会長挨拶

北海道大学大学院医学研究科循環病態内科学筒井裕之

北海道大学大学院医学研究科循環病態内科学
筒井 裕之

 この度、平成26年11月22日(土)・23日(日)の2日間、北海道大学学術交流会館において「第71回日本循環器心身医学会総会」を開催する運びとなりました。

 日本循環心身医学会の前身である循環器PSM(Psychosomatic Medicine)の会は、昭和47年に日野原 重明先生(聖路加国際病院理事長・同名誉院長)、石川 中先生(故 東京大学心療内科教授)、鈴木 仁一 先生(東北大学心療内科助教授)によって、循環器領域に心身医学(Psychosomatic Medicine)を導入・普及させるために設立され、長年にわたり多くの成果を上げて参りました。
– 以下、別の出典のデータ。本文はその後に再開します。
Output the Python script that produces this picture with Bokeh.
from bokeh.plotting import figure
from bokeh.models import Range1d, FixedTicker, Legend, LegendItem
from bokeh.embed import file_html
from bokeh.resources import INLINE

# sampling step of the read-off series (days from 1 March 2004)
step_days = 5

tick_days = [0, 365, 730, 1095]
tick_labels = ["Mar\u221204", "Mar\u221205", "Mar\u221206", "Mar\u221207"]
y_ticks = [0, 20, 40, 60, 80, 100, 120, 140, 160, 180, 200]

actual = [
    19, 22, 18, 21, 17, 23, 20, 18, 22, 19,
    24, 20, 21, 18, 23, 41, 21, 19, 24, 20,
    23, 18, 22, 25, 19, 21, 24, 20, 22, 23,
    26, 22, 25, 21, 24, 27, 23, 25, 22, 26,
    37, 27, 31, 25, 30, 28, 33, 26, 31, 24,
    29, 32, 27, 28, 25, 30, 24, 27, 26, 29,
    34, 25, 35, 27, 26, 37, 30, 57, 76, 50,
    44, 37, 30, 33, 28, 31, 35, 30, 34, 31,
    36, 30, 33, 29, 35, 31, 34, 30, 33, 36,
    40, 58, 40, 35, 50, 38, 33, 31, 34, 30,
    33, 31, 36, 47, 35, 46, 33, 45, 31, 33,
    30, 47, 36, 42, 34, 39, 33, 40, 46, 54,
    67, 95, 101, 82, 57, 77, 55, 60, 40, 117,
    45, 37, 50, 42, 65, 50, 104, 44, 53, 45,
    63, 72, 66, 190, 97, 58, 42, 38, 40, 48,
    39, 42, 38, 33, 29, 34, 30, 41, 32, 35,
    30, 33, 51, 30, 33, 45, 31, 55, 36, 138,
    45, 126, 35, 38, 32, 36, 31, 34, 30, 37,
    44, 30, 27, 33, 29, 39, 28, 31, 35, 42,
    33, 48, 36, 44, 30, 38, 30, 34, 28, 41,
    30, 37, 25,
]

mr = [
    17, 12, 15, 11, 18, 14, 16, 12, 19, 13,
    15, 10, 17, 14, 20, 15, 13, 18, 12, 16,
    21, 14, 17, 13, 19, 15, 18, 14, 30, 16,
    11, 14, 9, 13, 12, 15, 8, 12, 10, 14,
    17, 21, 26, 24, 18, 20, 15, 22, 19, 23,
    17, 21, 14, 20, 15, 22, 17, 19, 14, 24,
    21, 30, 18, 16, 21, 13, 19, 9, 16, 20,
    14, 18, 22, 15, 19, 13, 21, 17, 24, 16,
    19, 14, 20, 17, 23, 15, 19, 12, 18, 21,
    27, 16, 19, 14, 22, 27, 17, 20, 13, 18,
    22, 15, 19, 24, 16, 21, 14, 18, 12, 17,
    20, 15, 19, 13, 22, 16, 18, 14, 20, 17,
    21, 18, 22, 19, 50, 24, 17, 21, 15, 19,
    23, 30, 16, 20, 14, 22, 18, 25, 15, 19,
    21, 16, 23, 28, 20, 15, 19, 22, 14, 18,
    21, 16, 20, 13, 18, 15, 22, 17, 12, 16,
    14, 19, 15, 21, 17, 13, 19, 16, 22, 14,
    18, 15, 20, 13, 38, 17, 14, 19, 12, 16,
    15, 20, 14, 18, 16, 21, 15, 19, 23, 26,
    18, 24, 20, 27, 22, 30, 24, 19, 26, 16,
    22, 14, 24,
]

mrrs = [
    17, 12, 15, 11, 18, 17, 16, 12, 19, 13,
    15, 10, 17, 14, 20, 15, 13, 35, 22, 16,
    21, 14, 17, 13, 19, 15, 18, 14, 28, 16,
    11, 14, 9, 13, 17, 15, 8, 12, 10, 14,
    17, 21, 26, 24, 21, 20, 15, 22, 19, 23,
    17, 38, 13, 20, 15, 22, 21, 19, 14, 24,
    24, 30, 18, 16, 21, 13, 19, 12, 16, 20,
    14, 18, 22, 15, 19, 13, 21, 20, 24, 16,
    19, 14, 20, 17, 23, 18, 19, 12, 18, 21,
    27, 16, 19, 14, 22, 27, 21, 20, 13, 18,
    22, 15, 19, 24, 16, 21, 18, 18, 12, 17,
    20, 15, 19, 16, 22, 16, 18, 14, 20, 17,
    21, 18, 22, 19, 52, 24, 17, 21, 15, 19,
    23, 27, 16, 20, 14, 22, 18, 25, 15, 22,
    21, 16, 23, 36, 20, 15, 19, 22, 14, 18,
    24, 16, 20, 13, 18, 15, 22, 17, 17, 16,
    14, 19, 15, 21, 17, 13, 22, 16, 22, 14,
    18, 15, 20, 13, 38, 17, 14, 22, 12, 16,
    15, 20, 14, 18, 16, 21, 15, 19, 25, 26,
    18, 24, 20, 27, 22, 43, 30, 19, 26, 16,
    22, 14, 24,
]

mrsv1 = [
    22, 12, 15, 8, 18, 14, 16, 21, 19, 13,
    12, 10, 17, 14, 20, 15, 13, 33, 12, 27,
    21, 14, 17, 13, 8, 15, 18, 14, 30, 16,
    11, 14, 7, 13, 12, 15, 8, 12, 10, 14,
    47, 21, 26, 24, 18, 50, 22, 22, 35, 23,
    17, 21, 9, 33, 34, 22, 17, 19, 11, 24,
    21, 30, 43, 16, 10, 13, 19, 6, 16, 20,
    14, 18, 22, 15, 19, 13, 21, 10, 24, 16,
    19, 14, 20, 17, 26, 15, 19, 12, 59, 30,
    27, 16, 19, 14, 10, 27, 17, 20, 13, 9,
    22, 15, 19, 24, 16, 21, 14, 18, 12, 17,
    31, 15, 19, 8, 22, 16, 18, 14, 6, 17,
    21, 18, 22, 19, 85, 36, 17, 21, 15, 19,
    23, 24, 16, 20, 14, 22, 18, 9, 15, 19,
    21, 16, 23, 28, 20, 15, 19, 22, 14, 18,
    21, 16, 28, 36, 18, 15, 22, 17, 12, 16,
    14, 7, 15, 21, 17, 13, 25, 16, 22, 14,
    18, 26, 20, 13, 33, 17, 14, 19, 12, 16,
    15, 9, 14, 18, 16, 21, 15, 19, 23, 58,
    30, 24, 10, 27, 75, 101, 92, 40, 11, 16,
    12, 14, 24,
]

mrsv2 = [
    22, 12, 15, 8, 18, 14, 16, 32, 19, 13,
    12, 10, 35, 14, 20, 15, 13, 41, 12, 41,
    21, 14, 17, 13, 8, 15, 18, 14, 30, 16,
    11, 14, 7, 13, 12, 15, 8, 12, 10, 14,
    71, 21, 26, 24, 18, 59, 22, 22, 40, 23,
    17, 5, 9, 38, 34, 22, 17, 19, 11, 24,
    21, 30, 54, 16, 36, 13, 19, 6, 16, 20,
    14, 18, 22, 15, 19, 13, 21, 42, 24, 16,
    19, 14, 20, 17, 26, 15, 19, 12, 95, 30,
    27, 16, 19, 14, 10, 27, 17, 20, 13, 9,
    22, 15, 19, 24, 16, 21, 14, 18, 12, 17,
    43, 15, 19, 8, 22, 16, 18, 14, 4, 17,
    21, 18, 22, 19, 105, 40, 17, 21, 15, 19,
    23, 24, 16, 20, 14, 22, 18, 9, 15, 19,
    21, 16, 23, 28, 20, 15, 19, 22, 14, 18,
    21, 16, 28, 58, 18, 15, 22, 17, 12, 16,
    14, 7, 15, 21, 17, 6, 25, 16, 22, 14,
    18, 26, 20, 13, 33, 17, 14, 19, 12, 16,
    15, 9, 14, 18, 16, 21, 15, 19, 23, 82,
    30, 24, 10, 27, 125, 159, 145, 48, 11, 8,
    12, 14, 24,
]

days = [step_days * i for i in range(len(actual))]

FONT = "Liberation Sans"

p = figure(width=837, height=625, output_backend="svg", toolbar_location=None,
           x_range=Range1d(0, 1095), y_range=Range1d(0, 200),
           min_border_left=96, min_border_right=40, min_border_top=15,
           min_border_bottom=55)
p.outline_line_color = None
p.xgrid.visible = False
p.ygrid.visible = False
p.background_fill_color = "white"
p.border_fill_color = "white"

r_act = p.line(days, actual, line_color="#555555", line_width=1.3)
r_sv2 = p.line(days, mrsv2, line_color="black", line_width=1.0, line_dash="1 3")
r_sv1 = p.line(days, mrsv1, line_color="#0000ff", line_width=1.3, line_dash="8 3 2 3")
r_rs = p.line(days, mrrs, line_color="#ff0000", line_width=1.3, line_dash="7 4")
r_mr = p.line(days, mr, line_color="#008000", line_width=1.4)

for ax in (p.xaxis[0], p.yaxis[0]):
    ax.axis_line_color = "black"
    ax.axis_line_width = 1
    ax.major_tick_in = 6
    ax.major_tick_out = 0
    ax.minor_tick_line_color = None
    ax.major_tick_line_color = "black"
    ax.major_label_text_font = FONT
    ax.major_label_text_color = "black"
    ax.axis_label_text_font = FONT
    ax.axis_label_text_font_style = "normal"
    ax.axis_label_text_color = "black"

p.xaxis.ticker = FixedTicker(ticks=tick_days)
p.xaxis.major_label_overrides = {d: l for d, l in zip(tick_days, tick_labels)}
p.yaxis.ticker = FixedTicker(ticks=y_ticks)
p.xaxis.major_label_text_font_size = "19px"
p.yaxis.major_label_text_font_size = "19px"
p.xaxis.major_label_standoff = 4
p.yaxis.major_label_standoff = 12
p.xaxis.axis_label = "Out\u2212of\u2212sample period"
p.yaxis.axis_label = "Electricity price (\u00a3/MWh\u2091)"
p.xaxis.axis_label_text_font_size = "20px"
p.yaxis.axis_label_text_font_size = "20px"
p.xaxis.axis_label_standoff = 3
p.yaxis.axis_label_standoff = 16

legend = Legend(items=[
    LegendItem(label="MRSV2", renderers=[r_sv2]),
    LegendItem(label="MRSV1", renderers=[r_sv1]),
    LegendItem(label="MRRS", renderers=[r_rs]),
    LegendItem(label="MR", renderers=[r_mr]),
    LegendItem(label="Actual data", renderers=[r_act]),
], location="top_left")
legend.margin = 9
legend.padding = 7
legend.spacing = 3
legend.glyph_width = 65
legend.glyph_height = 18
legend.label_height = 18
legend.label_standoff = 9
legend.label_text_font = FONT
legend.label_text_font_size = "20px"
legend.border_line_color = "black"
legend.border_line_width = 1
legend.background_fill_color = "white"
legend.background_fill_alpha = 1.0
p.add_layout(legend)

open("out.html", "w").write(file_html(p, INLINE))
平成15年より日本循環器心身医学会となり、現在に至っております。

 循環器患者の多くは命におびえ、心の悩みや苦しみを持ちながら生活の質(QOL)を著しく落としています。さらに、最近の研究から循環器疾患患者のストレスやうつが病気の発症や生命予後にさえ影響することが明らかにされています。日本循環器心身医学会は、循環器疾患患者とその家族の方々の心の問題に目を向け、循環器内科医、精神科医、心療内科医のみならず、関連領域の医療専門職(ヘルスケアプロフェッショナル;看護師、保健師、臨床心理士、管理栄養士、薬剤師、作業療法士、理学療法士、ソーシャルワーカー等)とチームを作って、皆で考え実践していくことを目的としています。このように多くの職域の壁を越えて1つ目標に向かって新たな学際的領域を創造していくという観点から、本学会はわが国においてはきわめて先駆的な学会であると考えております。
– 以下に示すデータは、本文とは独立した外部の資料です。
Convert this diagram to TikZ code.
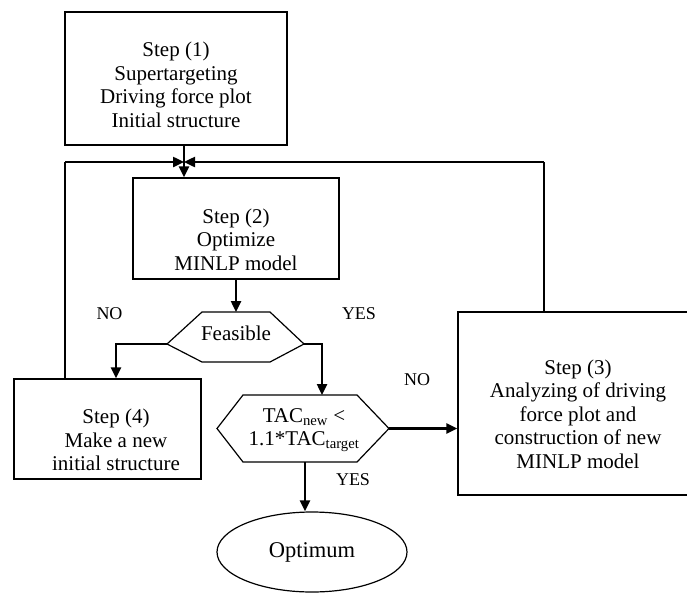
\documentclass[tikz,border=0pt]{standalone}
\usepackage{fontspec}
\setmainfont{Liberation Serif}
\usetikzlibrary{arrows.meta,shapes.geometric}
\begin{document}
\begin{tikzpicture}[x=1pt,y=-1pt,
  box/.style={draw, line width=1.2pt, inner sep=0pt},
  txt/.style={align=center, font=\fontsize{21}{23.5}\selectfont, inner sep=0pt},
  lbl/.style={font=\fontsize{18}{20}\selectfont, inner sep=0pt},
  conn/.style={line width=2.4pt},
  arr/.style={conn, -{Triangle[length=11pt,width=10pt]}},
  thinline/.style={line width=1.3pt},
  hexa/.style={line width=1.2pt, line join=miter}]
\clip (0,0) rectangle (687,594);
% boxes
\node[box, minimum width=222pt, minimum height=133pt] (s1) at (176,78.5) {};
\node[txt] (s1t) at (176,85) {Step (1)\\Supertargeting\\Driving force plot\\Initial structure};
\node[box, minimum width=206pt, minimum height=101pt] (s2) at (236,228.5) {};
\node[txt] (s2t) at (236,239.5) {Step (2)\\Optimize\\MINLP model};
\node[box, minimum width=187pt, minimum height=100pt] (s4) at (107.5,429) {};
\node[txt] (s4t) at (116,440) {Step (4)\\Make a new\\initial structure};
\node[box, minimum width=242pt, minimum height=183pt] (s3) at (579,403.5) {};
\node[txt] (s3t) at (578,414) {Step (3)\\Analyzing of driving\\force plot and\\construction of new\\MINLP model};
% feasible hexagon
\coordinate (feasL) at (167,344);
\coordinate (feasR) at (304,344);
\coordinate (feasT) at (236,312);
\draw[hexa] (feasL) -- (202,312) -- (270,312) -- (feasR) -- (270,362) -- (202,362) -- cycle;
\node[txt] (feas) at (236,333) {Feasible};
% TAC hexagon
\coordinate (tacL) at (217,428.5);
\coordinate (tacR) at (389,428.5);
\coordinate (tacT) at (322,395);
\coordinate (tacB) at (305,462);
\draw[hexa] (tacL) -- (243,395) -- (357,395) -- (tacR) -- (357,462) -- (243,462) -- cycle;
\node[txt] (tac) at (304,430) {TAC\textsubscript{new} <\\1.1*TAC\textsubscript{target}};
% optimum
\node[draw, ellipse, line width=1.2pt, minimum width=190pt, minimum height=80pt, inner sep=0pt,
  font=\fontsize{22.5}{25}\selectfont] (opt) at (312,552) {Optimum};
% junction
\coordinate (j) at (184,162);
\coordinate (jl) at (65,162);
\coordinate (jr) at (544,162);
% connectors
\draw[arr] (s1.south -| j) -- (s2.north -| j);
\draw[thinline] (s4.north -| jl) -- (jl);
\draw[arr] (jl) -- (j);
\draw[thinline] (s3.north -| jr) -- (jr);
\draw[arr] (jr) -- (j);
\draw[arr] (s2.south) -- (feasT);
\draw[arr] (feasL) -| ([xshift=8.5pt]s4.north);
\draw[arr] (feasR) -| (tacT);
\draw[arr] (tacR) -- (s3.west |- tacR);
\draw[arr] (tacB) -- (opt.north -| tacB);
% labels
\node[lbl] (no1) at (109.5,314) {NO};
\node[lbl] (yes1) at (359,314) {YES};
\node[lbl] (no2) at (417,380) {NO};
\node[lbl] (yes2) at (353,480) {YES};
\end{tikzpicture}
\end{document}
 この様な背景をふまえて、第71回総会のテーマは『循環器疾患への多面的アプローチ 〜多職種による包括的心身ケアを目指して〜』と致しました。循環器診療に携わる多様な医療専門職がどう取り組んでいけば良いのか、生活習慣病・心不全・不整脈・心血管リハビリテーションなど循環器疾患の各領域でのシンポジウムを企画しております。また、「循環器内科医として知っておきたい心身医学エッセンシャル」と題した教育講演や、「北海道における循環器心身ケアの取り組み」に焦点をあてた特別企画なども開催する予定です。
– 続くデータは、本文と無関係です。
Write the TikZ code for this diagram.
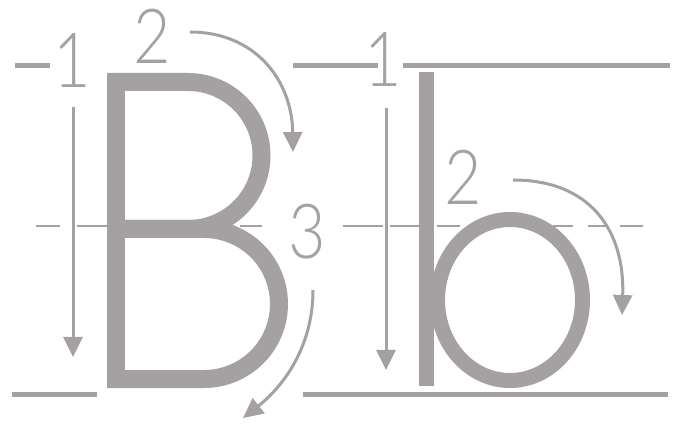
\documentclass[tikz,border=0pt]{standalone}
\usepackage{fontspec}
\IfFontExistsTF{Lato Light}{\setmainfont{Lato Light}}{%
  \IfFontExistsTF{Fira Sans Light}{\setmainfont{Fira Sans Light}}{\setmainfont{Lato}}}
\usetikzlibrary{arrows.meta}
\definecolor{gr}{RGB}{165,160,161}
\begin{document}
\begin{tikzpicture}[x=1pt,y=-1pt,
  guide/.style={draw=gr,line width=5pt},
  midline/.style={draw=gr,line width=1.6pt},
  letter/.style={draw=gr,line width=18pt,line join=miter},
  arr/.style={draw=gr,line width=3pt,-{Triangle[length=20pt,width=19pt]}},
  num/.style={text=gr,inner sep=0pt,font=\fontsize{76}{76}\selectfont,xscale=0.85}]
\useasboundingbox (0,0) rectangle (685,427);
% guidelines
\coordinate (t1a) at (15,66);  \coordinate (t1b) at (50,66);
\coordinate (t2a) at (293,66); \coordinate (t2b) at (378,66);
\coordinate (t3a) at (403,66); \coordinate (t3b) at (670,66);
\coordinate (b1a) at (12,394.5); \coordinate (b1b) at (97,394.5);
\coordinate (b2a) at (303,394.5); \coordinate (b2b) at (668,394.5);
\draw[guide] (t1a) -- (t1b);
\draw[guide] (t2a) -- (t2b);
\draw[guide] (t3a) -- (t3b);
\draw[guide] (b1a) -- (b1b);
\draw[guide] (b2a) -- (b2b);
% dashed midline
\foreach \a/\b in {36/60,77/110,240/262,343/383,390/420,437/460,553/573,588/607,620/643}
  \draw[midline] (\a,226) -- (\b,226);
% letter B
\fill[gr] (107,73) rectangle (125,388);
\draw[letter] (107,82) -- (188,82) arc[start angle=-90,end angle=90,radius=73.5] -- (116,229);
\draw[letter] (116,229) -- (204,229) arc[start angle=-90,end angle=90,radius=75] -- (107,379);
% letter b
\fill[gr] (419,72) rectangle (434,386);
\draw[draw=gr,line width=15pt] (510,300) ellipse[x radius=72.5,y radius=80.5];
% numbers
\node[num] (n1) at (72,61) {1};
\node[num] (n2) at (152,36) {2};
\node[num] (n3) at (307,232) {3};
\node[num] (m1) at (383,60) {1};
\node[num] (m2) at (463,177) {2};
% arrows
\coordinate (a1s) at (73,107); \coordinate (a1e) at (73,357);
\coordinate (a2s) at (190,32); \coordinate (a2e) at (293,152);
\coordinate (a3s) at (313,290); \coordinate (a3e) at (243,418);
\coordinate (c1s) at (386,108); \coordinate (c1e) at (386,370);
\coordinate (c2s) at (513,180); \coordinate (c2e) at (622,315);
\draw[arr] (a1s) -- (a1e);
\draw[arr] (a2s) .. controls (255,32) and (292,80) .. (a2e);
\draw[arr] (a3s) .. controls (313,345) and (285,385) .. (a3e);
\draw[arr] (c1s) -- (c1e);
\draw[arr] (c2s) .. controls (590,180) and (625,230) .. (c2e);
\end{tikzpicture}
\end{document}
 さらにここ数年の取り組みとして、国立精神・神経医療研究センター、国立循環器病研究センターとの合同シンポジウムプログラムも併せて行い、当学術集会が日本の循環器心身医学における中心的役割を果たすべく活発な討論、講演、発表ができる場を構築したいと考えております。

 皆様におかれましてはご多忙のことと存じますが、本会セッションでは循環器心身医学に関する最新のトピックスとともに、コーヒーブレークでは北海道でしか味わうことのできない厳選スイーツもご用意し、教室員一同「おもてなし」の心でご参加をお待ち申しております。一人でも多くの方々にご参加いただき、活発な議論を展開していただけます様、祈念いたしております。